**THE DATA:**
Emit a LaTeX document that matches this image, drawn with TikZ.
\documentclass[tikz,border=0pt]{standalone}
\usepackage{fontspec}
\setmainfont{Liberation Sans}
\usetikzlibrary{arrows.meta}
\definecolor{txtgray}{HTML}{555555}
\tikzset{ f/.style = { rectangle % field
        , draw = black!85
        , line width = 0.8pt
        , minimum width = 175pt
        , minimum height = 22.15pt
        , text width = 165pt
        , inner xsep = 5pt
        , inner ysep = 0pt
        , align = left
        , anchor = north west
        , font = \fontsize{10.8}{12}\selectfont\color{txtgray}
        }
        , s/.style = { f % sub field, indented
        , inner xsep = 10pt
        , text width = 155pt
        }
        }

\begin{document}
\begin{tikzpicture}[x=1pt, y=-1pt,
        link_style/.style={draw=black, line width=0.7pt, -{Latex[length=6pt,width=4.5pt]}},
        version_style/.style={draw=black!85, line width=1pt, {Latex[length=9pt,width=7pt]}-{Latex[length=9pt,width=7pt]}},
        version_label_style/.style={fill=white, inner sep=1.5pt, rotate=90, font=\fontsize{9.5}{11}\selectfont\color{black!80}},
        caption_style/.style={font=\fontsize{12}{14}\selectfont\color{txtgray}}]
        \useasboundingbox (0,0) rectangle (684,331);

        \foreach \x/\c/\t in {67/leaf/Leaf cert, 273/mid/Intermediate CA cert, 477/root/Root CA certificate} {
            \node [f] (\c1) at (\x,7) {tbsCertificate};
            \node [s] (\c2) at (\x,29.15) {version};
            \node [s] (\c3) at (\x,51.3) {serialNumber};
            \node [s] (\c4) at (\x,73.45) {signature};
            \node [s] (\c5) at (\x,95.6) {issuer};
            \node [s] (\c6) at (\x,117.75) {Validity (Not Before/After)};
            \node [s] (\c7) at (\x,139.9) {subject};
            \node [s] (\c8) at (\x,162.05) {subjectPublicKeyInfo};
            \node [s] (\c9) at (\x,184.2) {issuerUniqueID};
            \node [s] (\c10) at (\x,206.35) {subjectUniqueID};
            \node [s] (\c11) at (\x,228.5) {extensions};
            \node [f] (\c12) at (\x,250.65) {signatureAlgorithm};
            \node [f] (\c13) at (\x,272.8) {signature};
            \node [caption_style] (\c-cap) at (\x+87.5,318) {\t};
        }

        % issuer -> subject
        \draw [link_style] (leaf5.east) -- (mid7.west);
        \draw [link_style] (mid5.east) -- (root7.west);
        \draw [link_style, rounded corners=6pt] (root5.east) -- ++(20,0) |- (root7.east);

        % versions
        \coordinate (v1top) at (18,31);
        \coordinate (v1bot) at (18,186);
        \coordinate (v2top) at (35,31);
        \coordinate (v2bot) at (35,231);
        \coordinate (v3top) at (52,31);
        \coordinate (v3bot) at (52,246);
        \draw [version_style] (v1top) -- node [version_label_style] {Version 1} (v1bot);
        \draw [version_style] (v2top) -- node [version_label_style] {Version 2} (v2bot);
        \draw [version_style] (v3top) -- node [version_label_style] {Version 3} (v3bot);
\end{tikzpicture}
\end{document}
--
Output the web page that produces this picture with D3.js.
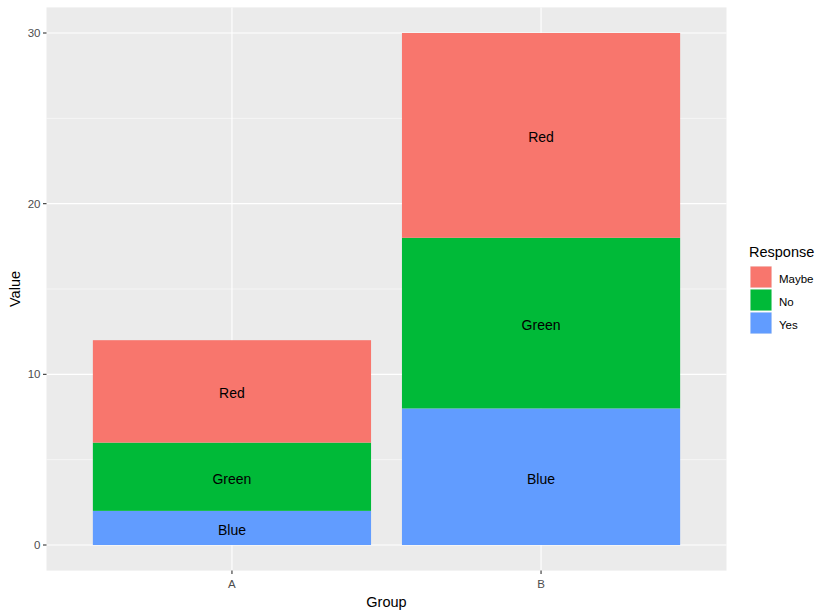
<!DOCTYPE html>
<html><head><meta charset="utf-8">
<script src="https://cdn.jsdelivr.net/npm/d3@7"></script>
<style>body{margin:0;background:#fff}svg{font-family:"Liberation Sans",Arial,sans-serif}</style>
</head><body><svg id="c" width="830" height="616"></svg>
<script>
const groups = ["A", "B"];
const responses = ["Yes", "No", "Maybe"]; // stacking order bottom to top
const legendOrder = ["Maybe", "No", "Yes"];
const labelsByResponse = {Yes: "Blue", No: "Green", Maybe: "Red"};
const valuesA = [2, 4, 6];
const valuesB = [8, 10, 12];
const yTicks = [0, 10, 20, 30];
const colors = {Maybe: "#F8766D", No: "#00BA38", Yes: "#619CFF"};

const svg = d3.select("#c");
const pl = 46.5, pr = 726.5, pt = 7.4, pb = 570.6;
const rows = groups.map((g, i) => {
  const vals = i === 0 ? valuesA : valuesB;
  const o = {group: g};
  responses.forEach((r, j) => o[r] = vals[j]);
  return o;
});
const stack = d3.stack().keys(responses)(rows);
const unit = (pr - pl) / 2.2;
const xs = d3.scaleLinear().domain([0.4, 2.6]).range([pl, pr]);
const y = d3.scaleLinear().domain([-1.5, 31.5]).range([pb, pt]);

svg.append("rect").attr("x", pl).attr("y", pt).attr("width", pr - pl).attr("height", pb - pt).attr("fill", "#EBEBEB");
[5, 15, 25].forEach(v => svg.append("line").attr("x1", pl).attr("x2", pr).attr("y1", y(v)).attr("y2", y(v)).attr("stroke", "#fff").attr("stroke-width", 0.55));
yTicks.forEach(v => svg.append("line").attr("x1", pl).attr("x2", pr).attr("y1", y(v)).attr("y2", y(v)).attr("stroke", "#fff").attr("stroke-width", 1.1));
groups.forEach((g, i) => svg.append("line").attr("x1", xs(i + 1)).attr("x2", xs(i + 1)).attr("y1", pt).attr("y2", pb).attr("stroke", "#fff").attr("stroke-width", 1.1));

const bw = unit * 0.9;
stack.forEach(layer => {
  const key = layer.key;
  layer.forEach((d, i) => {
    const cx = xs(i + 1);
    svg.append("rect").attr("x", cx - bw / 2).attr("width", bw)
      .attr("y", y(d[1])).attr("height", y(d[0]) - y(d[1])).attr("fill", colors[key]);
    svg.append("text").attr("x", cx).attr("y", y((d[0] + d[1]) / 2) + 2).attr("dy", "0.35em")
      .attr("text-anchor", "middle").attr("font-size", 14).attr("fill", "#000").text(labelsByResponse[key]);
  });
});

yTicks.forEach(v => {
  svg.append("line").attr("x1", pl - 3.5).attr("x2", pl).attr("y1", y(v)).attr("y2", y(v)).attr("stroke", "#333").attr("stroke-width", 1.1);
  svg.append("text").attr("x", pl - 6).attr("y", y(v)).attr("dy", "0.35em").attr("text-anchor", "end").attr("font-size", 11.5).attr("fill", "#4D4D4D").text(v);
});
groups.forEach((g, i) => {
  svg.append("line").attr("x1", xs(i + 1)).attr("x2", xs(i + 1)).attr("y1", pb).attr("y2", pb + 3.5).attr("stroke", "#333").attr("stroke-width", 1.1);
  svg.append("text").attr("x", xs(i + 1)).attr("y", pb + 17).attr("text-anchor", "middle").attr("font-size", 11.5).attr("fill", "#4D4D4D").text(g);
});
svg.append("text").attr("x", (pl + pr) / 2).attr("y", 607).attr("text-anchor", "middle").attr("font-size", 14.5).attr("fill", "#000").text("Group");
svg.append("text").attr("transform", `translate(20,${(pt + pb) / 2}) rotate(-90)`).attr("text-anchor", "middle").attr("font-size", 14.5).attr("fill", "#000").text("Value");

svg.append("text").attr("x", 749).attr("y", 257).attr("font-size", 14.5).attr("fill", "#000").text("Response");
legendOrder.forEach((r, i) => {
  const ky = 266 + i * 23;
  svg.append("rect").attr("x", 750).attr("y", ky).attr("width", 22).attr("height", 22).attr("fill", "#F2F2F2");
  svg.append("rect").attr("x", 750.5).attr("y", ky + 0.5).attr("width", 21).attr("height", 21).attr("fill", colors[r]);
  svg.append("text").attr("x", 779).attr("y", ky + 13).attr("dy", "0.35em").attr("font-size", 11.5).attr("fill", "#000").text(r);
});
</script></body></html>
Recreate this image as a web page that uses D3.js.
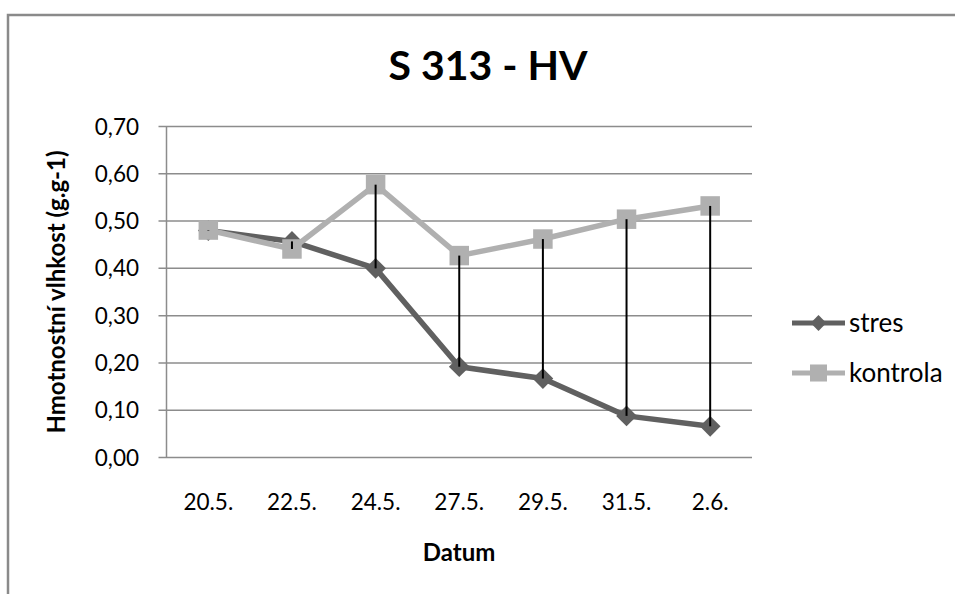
...
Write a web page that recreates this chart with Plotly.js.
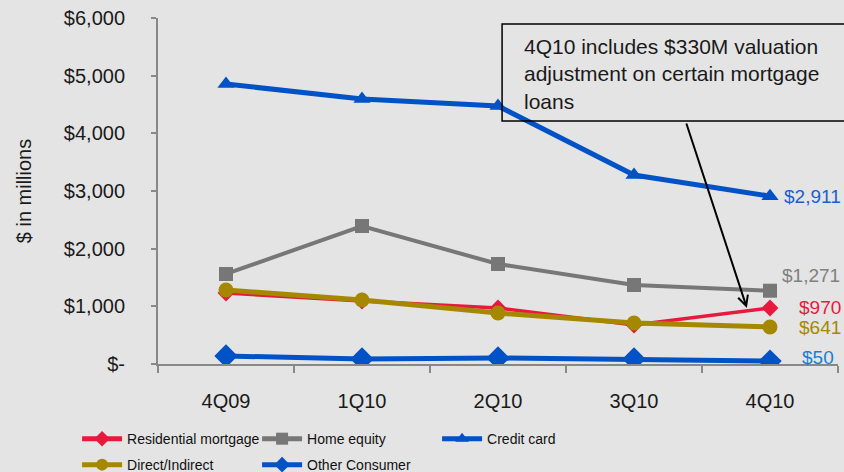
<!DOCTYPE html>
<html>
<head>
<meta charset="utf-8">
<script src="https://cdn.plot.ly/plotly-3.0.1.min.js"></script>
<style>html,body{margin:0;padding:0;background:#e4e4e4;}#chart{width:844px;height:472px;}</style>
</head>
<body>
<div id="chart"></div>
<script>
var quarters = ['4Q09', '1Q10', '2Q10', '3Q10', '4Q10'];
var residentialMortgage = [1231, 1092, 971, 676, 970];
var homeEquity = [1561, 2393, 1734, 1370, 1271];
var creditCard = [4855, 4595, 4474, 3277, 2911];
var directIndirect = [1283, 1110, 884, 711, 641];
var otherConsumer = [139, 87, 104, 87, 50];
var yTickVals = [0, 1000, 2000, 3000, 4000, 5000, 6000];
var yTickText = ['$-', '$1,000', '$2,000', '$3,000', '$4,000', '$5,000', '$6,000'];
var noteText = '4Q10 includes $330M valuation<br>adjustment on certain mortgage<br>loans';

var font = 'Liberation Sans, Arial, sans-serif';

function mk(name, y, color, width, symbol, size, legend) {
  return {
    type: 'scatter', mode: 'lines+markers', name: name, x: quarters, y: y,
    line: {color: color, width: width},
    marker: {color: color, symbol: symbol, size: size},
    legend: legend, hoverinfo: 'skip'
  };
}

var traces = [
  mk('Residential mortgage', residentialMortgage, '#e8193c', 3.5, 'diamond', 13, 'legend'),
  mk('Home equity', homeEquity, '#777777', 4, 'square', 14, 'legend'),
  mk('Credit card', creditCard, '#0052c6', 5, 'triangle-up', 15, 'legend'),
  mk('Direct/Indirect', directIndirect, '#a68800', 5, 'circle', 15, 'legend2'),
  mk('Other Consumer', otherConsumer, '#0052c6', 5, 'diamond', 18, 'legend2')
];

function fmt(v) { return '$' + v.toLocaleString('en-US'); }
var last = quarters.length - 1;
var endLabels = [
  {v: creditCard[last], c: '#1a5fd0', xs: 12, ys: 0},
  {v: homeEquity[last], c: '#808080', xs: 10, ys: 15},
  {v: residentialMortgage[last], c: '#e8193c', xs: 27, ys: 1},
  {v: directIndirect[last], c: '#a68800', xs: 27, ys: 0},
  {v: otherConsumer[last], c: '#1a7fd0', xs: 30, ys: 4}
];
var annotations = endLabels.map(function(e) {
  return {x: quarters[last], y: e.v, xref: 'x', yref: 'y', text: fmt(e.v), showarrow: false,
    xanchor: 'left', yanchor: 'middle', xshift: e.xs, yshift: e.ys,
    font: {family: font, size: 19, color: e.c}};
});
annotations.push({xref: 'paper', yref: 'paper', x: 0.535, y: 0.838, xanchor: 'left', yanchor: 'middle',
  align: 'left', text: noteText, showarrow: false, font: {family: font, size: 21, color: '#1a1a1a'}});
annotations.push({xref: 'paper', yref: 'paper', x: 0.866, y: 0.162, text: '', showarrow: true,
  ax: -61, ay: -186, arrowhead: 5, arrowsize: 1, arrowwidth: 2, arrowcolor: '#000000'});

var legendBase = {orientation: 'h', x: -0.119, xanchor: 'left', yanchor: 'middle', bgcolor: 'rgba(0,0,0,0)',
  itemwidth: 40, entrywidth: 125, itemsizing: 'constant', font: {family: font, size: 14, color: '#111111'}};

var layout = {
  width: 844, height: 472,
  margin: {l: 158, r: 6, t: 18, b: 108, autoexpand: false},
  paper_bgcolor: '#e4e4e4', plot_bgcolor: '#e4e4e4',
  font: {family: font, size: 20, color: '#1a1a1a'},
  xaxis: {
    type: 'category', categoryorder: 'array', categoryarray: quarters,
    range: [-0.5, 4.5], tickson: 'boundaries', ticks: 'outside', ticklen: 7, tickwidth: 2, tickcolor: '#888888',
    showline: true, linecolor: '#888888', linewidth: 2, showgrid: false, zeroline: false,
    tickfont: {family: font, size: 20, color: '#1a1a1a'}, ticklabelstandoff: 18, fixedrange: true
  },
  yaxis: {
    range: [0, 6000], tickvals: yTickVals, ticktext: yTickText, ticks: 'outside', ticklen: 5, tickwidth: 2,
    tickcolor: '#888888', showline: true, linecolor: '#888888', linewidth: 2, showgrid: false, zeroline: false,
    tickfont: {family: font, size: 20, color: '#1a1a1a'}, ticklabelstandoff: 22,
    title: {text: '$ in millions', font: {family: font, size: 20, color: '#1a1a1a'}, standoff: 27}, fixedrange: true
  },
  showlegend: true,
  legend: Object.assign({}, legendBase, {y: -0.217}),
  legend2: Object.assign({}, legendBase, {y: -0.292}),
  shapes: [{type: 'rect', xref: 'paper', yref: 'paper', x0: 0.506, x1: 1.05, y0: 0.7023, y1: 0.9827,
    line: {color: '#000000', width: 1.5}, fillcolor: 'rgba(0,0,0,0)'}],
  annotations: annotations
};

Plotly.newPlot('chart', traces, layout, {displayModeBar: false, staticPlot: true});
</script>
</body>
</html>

**REQUIREMENT:**
Only lines holding the string "page" are wanted; gather each one from the entries above.

**EXERCISE OUTPUT:**
Output the web page that produces this picture with D3.js.
Recreate this image as a web page that uses D3.js.
Write a web page that recreates this chart with Plotly.js.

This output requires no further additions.